Any further updates will be posted on the link above.

Wednesday 16 October 2013

Generator Update

The new drive plate has been made and fitted.





Once the drive plate and new support frame was fully bolted into place a final dial gauge test was done. On the end of the shaft there was 5/1000th of an inch runout. This shaft will be cut back on final assembly to about 11/4" (30mm) when the HRC90 coupling is fitted. This will reduce the runout even more. The coupling is designed to take way more runout than this.

This video explains better than I ever could how the taper lock system works.


Saturday 5 October 2013

New Genset Frame

This is the new frame I have made to do 2 jobs. 1st job is to support the rear of the engine. Previously the 230v alternator body did this. The new 12v alternator isn't designed to do this



This doesn't look much but it took several hours of head scratching and trying different things. There was 2 main problems / considerations in the design. The 1st and most important was the maintain all the original parts so it could be put back to original. 2nd, I wanted it all to fit back in the original sound reducing box.  The other minor problems were to ensure access and use all the original bolts and the exhaust pipe route got in the way. The final consideration was to ensure the new alternator could be fitted and removed as the pad mount lugs are wider than the diameter.

The pads of the alternator will sit flat on spacers on top of the flats of the bottom angle irons and bolted through 

Friday 4 October 2013

HP Calculations

In reply to a comment here, I realised I hadn't shown my workings!

So is the 12hp engine powerful enough?



This would be the maximum output.  It's very unlikely my batteries could ever draw this much.
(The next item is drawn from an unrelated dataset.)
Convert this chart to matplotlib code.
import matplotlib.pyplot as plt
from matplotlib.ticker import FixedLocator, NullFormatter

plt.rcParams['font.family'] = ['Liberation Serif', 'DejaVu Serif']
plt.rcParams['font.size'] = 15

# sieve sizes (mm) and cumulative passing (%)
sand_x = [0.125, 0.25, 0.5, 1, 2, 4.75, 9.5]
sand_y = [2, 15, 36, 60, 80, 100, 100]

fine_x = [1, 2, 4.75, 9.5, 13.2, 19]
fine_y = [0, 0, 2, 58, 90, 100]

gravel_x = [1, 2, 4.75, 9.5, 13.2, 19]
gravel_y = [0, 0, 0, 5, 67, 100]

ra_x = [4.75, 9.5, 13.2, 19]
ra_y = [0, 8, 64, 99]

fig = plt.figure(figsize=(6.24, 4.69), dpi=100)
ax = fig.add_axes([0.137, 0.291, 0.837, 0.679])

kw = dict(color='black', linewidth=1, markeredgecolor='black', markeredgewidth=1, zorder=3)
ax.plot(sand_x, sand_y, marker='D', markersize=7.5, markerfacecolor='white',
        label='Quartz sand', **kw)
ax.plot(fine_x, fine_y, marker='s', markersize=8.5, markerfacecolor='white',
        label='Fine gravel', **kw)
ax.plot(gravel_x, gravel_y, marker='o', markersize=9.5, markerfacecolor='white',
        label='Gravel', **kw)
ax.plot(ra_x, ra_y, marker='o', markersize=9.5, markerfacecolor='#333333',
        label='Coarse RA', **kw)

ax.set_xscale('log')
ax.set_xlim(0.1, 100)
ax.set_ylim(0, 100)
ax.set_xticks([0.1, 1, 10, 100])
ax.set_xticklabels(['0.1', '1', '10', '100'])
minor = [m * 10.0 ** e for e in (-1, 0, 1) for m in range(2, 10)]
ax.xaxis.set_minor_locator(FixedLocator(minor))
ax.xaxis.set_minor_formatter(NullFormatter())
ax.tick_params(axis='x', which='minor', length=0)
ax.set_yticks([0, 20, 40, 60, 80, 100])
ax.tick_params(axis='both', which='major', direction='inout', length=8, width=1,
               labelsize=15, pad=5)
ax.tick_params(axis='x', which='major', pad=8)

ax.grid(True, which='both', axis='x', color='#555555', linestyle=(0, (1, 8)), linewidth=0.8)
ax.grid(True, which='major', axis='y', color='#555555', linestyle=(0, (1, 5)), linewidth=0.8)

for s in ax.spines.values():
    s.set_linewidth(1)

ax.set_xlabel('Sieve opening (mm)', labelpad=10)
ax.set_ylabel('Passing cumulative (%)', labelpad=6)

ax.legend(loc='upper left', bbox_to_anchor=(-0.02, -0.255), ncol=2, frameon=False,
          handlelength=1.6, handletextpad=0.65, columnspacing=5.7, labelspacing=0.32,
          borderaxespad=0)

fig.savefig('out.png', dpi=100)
The plan is to run the engine at 1500rpm, however it can be run faster if needed.  Why 1500?  well its very quiet at that rpm, but even at 2000rpm its a fraction of the noise at 3000rpm.
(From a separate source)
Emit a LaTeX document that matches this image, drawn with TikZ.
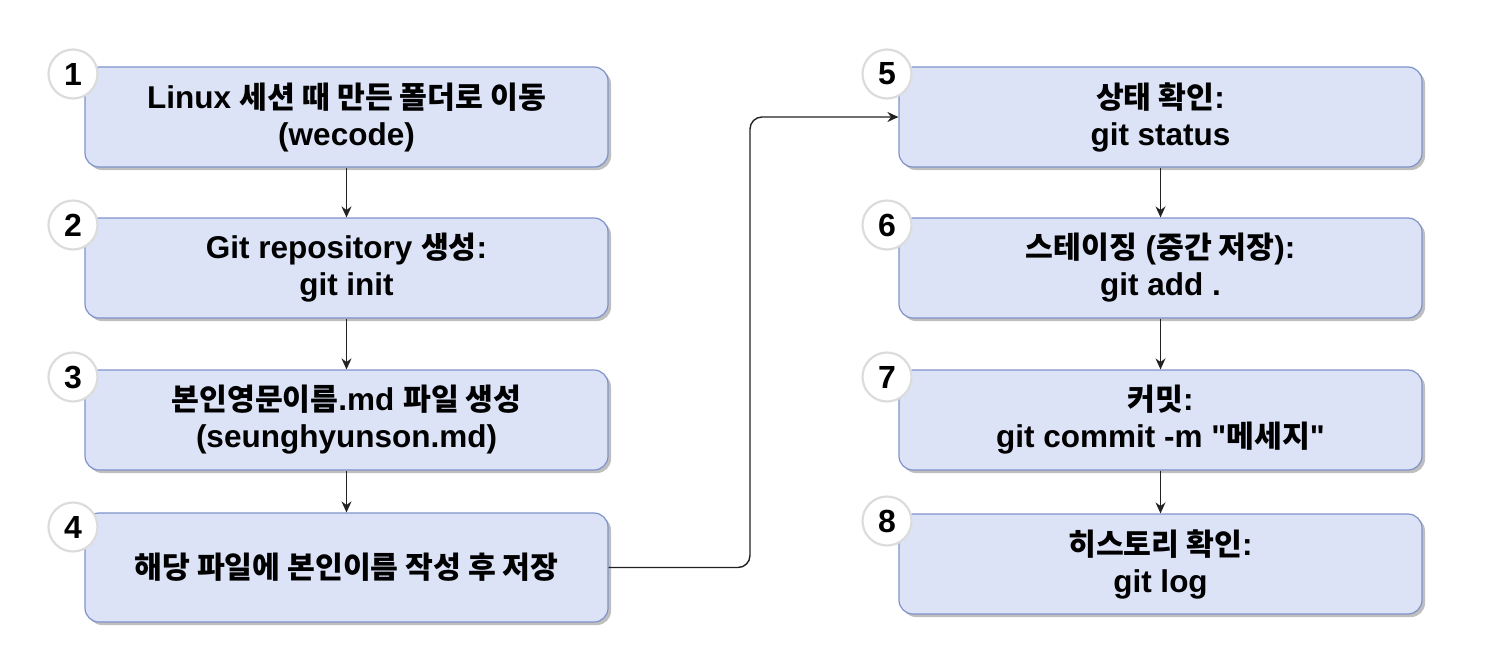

This is the horsepower required to achieve this.



This is what I am looking to achieve at 1500rpm



This is the horsepower required.



These calculations are of course in ideal situations with a new engine, however there is still about 33% to play with.

So time will tell, but I'm confident the engine will drive it.  Interestingly when I was considering a 1500rpm 4 pole 230v alternator it was calculated by the intended supplier that it could not exceed 3kw output.

Wednesday 2 October 2013

US Alternator Has Arrived

The Ecoair alternator arrived today from America :-)

Just a picture quick entry this time.


Its big! and it's heavy 18kg!

In the interim I have been looking at drive options.  I have decided to make a new drive plate:-

Old drive plate

to which I will probably use a Fenner HRC Coupling or possibly a Fenner Tyre Coupling.

Wednesday 18 September 2013

12DC Generator

I am sick and tired of my current 230v genset causing all sorts of problems with unstable voltage, poor quality sine wave and noise, (engine not electrical) although I suppose there is plenty of that too. My Victron doesn't like it and I have killed so many switch mode power supplies for mobile phones, iPads, even the power supplies in a Sky box, a DAB radio and a NiMH drill charger which actually caught fire didn't like it.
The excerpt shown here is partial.